In spite of the overwhelming influences coming from abroad, Filipino folk music always remained popular. The patriotic bent of Pinoy rock naturally led to folk rock, and one of the most popular exponents was Freddie Aguilar. His first big hit, sung in Tagalog, was “Anak,” in 1978. During the years of the Marcos dictatorship, he wrote songs protesting the government. And his patriotic song “Bayan Ko” (“My Country”) became one of the anthems of the People Power Revolution of 1986.

Pinoy Punk

Filipinos discovered punk rock early on. The music and especially the oppositional lifestyle resonated with disaffected and alienated young Filipinos. Bands like Betrayed, Wuds, and the Dead Ends sang punk, thrash, and hardcore in Tagalog. At some point, punk and new wave music separated out, with new wave dubbed chong music, with jangly guitars, reggae rhythms, and a gentler sound.

Pinoy Reggae and Ska

Like Hawaii and its Jawaiian version of reggae, the tropical islands of the Philippines were very hospitable to Jamaican music, and both reggae and ska have many local exponents. The Visayas region is especially rich in reggae.

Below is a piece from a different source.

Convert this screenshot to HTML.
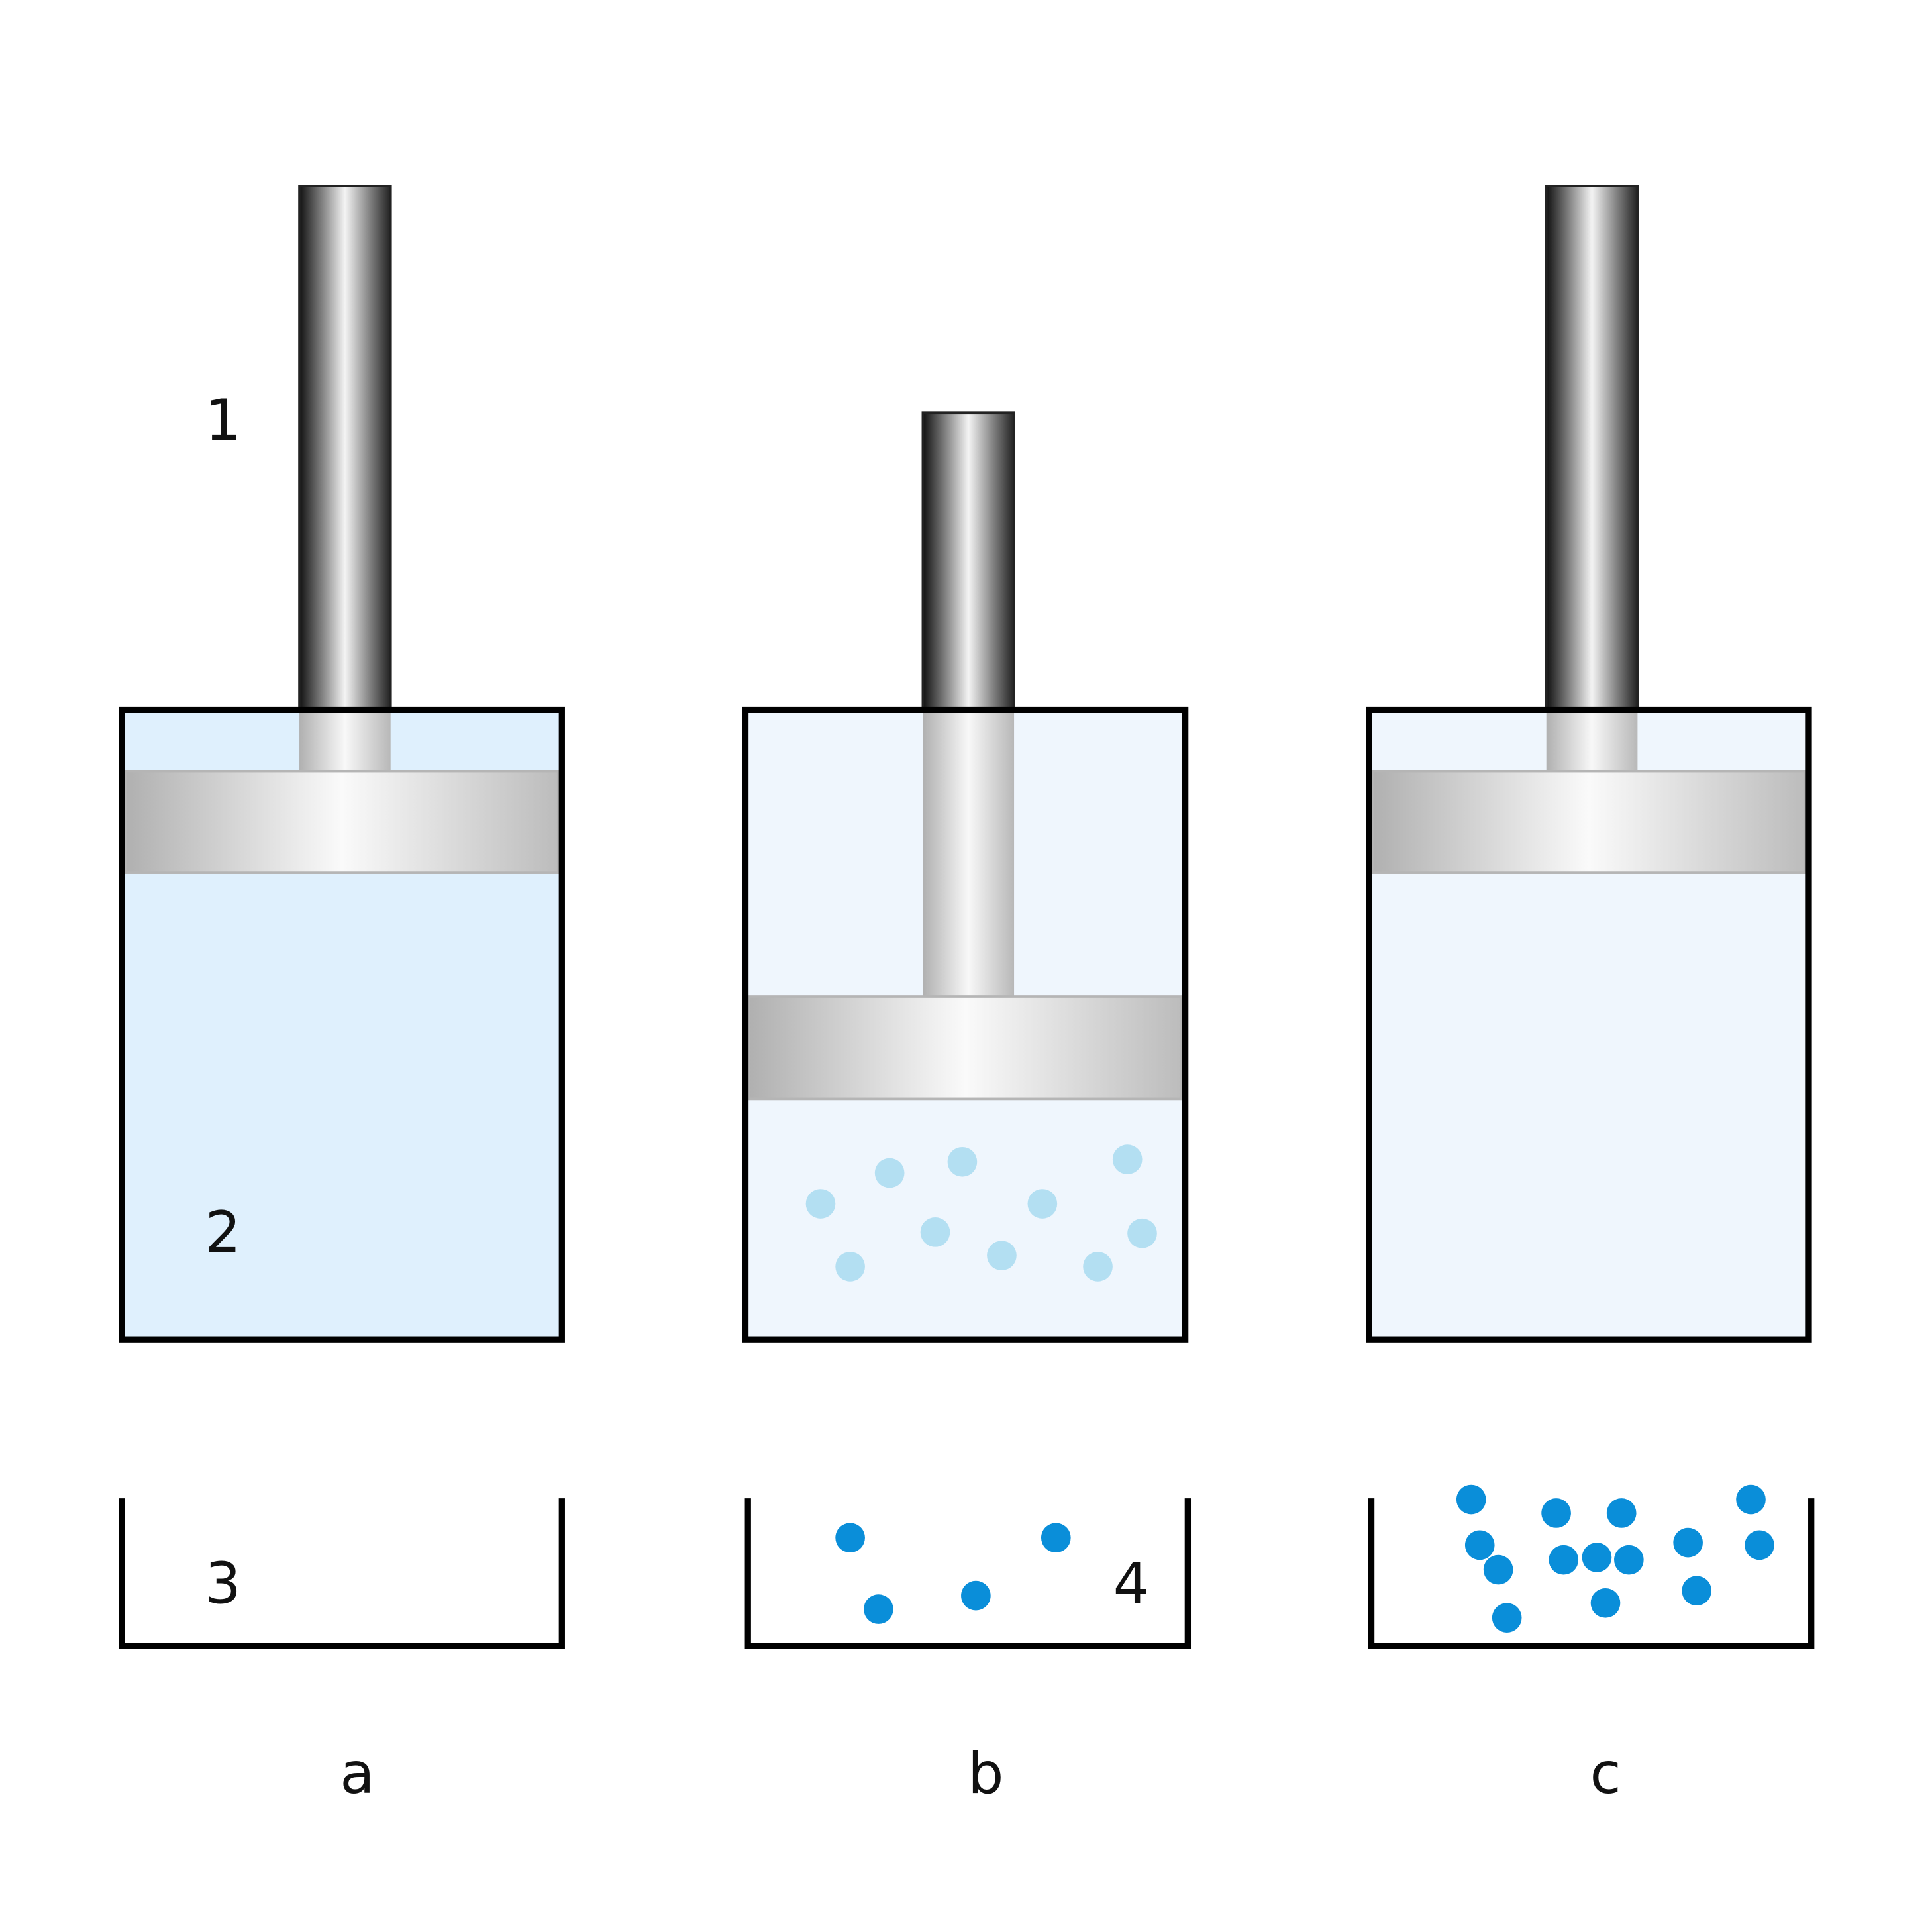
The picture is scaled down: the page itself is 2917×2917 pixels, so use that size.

An interesting synthesis of Filipino-language folkloric and pop music continuity is the band Tropical Depression, headed by record producer “Pappadom” Gamboa. Tropical Depression sometimes uses Filipino traditional instruments in performance, and the band has recorded a reggae rendition of the Pinoy rock anthem “Ang Himig Natin” by the Juan Dela Cruz Band.

Pinoy Hip-Hop

Hip-hop appeared in Filipino clubs in the early 1980s, though it took a while to develop an audience. While some Filipino rap reproduces the violent, misogynist ethos of American gangsta rap, there is a strong strain of Pinoy patriotism, with rap in Tagalog and other Philippine languages. Francis Magalona, known as Francis M, was a pioneer of Filipino hip-hop, releasing the first Filipino rap record in 1990, and recording patriotic and politically conscious rap like “Mga Kakabayan Ko” (My Countrymen) and “Tayo’y Mga Pinoy” (We Are Filipinos). Filipino hip-hop is continuing a tradition of using outside musical influence as a vehicle for political songwriting that goes back at least to the patriotic kundiman of the 19th century.